[TASK DESCRIPTION] Pick out each line containing the string "this" and copy it.

Entries with chart source code
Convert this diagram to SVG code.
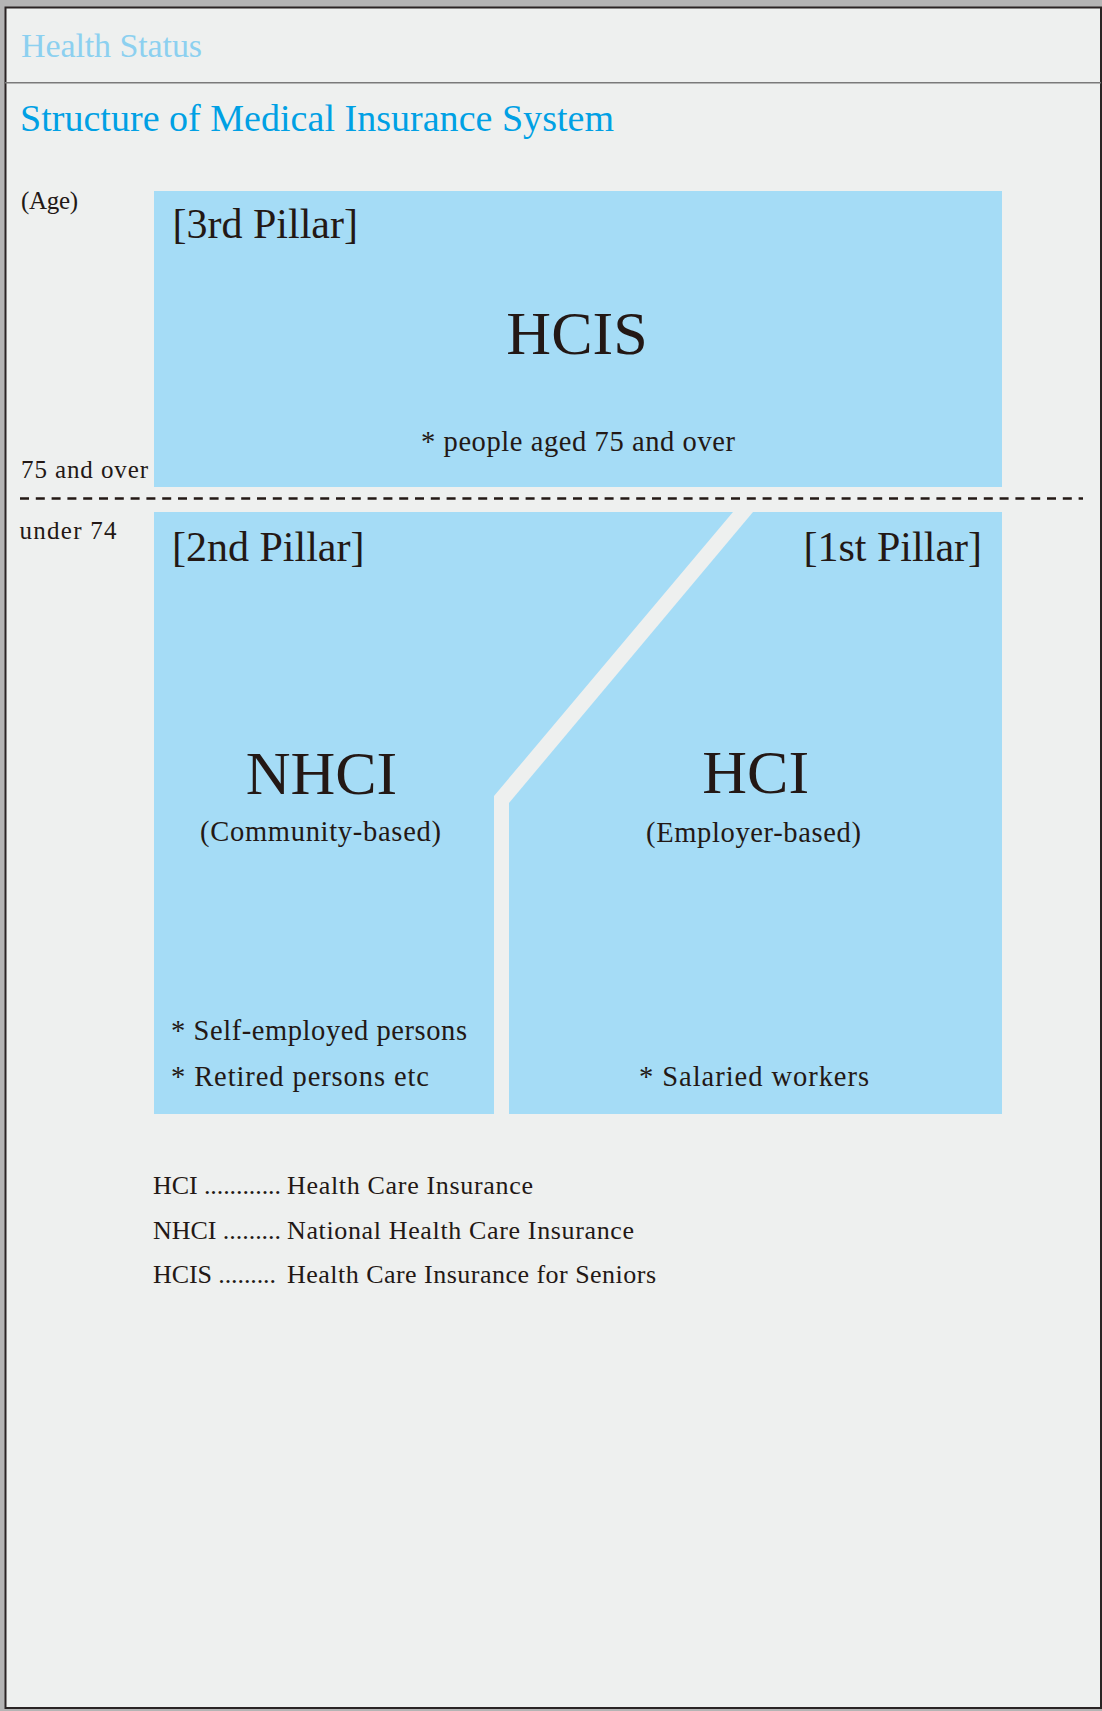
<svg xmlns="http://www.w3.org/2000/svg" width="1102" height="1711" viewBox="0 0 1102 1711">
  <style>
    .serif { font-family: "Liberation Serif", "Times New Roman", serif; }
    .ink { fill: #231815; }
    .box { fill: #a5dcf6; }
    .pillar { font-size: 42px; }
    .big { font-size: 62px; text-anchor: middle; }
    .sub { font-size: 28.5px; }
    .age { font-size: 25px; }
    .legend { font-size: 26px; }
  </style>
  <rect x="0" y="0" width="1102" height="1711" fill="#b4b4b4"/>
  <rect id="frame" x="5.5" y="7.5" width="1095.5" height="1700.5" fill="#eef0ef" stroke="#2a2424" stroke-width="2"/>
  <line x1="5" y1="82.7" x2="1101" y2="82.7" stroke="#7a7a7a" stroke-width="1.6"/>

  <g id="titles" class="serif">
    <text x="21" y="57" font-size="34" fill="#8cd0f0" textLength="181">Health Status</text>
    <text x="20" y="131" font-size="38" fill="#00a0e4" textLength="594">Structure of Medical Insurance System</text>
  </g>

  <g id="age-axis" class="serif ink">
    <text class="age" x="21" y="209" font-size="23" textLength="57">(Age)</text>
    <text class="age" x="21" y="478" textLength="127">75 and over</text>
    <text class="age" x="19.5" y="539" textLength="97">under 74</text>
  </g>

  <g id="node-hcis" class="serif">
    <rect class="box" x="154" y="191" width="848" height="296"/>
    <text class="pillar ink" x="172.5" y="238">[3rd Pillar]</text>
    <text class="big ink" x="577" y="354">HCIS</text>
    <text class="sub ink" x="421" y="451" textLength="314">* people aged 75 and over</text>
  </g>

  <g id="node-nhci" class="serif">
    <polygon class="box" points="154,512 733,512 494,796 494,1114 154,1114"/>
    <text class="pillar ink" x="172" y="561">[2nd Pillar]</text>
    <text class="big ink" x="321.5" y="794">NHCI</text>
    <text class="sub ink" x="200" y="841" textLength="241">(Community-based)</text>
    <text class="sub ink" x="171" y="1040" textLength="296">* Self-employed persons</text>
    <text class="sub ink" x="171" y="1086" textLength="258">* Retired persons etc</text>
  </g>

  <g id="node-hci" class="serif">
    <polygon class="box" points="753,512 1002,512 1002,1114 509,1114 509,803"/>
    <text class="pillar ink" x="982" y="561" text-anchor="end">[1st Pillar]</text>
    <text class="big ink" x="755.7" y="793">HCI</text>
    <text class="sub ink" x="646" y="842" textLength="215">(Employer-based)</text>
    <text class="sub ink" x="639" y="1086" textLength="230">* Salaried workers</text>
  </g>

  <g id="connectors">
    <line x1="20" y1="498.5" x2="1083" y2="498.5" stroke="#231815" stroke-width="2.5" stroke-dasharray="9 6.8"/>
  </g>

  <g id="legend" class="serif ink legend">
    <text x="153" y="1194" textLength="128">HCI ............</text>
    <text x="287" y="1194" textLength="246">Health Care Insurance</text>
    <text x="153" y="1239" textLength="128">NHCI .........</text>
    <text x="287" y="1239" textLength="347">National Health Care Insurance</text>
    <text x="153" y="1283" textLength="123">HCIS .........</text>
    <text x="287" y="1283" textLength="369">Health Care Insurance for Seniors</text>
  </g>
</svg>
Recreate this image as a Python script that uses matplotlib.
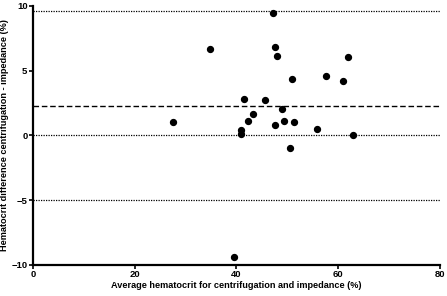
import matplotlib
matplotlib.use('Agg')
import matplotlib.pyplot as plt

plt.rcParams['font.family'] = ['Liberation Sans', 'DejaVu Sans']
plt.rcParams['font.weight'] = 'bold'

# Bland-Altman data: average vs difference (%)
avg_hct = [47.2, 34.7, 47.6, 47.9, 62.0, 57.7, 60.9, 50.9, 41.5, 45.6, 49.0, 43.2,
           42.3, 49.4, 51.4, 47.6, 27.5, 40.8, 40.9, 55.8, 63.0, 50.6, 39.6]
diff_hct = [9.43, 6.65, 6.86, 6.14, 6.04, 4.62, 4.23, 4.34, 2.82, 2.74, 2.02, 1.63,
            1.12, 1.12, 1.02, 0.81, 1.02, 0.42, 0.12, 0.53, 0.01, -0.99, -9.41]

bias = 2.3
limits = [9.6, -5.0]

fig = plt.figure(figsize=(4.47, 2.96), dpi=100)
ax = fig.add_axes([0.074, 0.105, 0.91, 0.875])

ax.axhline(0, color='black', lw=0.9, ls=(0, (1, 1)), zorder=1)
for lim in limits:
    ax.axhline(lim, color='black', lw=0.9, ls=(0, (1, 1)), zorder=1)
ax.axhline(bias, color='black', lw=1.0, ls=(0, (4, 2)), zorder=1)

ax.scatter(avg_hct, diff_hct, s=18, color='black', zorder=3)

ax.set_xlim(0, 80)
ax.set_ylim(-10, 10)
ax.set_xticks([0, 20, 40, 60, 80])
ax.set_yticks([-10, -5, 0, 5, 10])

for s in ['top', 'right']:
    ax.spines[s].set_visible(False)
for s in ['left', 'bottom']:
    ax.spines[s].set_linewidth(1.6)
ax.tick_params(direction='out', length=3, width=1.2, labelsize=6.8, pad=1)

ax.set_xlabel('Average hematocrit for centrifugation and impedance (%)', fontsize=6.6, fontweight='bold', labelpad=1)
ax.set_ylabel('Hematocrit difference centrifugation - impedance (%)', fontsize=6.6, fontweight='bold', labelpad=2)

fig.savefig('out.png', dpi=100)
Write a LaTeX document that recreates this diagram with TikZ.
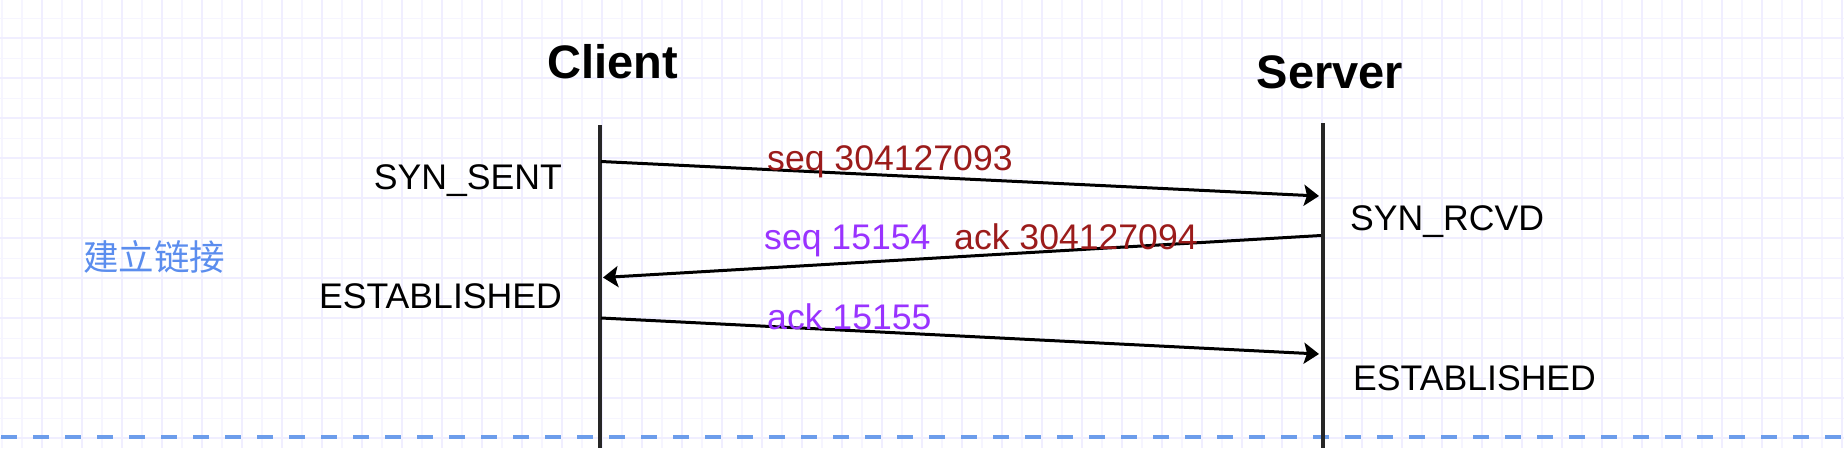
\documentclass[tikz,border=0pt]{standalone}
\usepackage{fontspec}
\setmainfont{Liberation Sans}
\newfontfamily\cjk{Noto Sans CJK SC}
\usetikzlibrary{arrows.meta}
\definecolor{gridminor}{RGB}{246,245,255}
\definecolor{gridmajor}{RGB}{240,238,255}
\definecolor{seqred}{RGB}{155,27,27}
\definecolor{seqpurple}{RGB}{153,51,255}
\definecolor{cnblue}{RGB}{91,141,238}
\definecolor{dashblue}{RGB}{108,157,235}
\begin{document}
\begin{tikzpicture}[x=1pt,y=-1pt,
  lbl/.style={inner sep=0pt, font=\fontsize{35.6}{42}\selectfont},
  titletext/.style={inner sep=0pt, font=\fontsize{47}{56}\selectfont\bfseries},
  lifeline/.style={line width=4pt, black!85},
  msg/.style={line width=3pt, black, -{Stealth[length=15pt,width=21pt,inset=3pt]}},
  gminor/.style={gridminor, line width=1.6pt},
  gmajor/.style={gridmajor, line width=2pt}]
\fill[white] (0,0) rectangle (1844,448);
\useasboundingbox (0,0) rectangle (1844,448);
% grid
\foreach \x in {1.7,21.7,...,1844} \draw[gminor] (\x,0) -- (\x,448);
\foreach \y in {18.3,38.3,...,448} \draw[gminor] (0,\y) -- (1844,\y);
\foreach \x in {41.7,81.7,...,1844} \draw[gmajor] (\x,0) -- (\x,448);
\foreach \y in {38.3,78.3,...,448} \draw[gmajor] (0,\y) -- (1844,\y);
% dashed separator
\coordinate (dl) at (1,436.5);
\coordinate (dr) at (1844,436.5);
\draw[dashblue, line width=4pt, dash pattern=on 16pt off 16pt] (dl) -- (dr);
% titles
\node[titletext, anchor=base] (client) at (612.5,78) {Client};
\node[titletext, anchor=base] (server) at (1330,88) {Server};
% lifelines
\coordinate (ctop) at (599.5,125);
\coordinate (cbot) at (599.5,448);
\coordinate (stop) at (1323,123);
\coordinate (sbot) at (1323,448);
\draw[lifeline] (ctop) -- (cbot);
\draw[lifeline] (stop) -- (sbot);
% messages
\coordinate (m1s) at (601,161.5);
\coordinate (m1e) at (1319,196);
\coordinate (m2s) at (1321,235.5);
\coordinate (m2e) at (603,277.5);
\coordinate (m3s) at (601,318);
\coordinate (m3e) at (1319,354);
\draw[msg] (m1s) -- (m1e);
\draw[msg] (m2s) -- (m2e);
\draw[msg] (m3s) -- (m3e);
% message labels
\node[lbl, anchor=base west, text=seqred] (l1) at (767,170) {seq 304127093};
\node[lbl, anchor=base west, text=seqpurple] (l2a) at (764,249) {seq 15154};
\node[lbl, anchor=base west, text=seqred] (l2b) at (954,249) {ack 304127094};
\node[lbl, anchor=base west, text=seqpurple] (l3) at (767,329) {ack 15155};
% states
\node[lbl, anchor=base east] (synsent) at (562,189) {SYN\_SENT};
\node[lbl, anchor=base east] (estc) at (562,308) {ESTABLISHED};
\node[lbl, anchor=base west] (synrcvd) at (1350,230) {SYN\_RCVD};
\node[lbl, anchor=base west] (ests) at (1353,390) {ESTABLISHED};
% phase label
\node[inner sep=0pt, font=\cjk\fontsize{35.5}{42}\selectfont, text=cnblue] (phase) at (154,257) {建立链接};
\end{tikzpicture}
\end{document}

[PROBLEM SOLUTION]
Convert this diagram to SVG code.
Recreate this image as a Python script that uses matplotlib.
Write a LaTeX document that recreates this diagram with TikZ.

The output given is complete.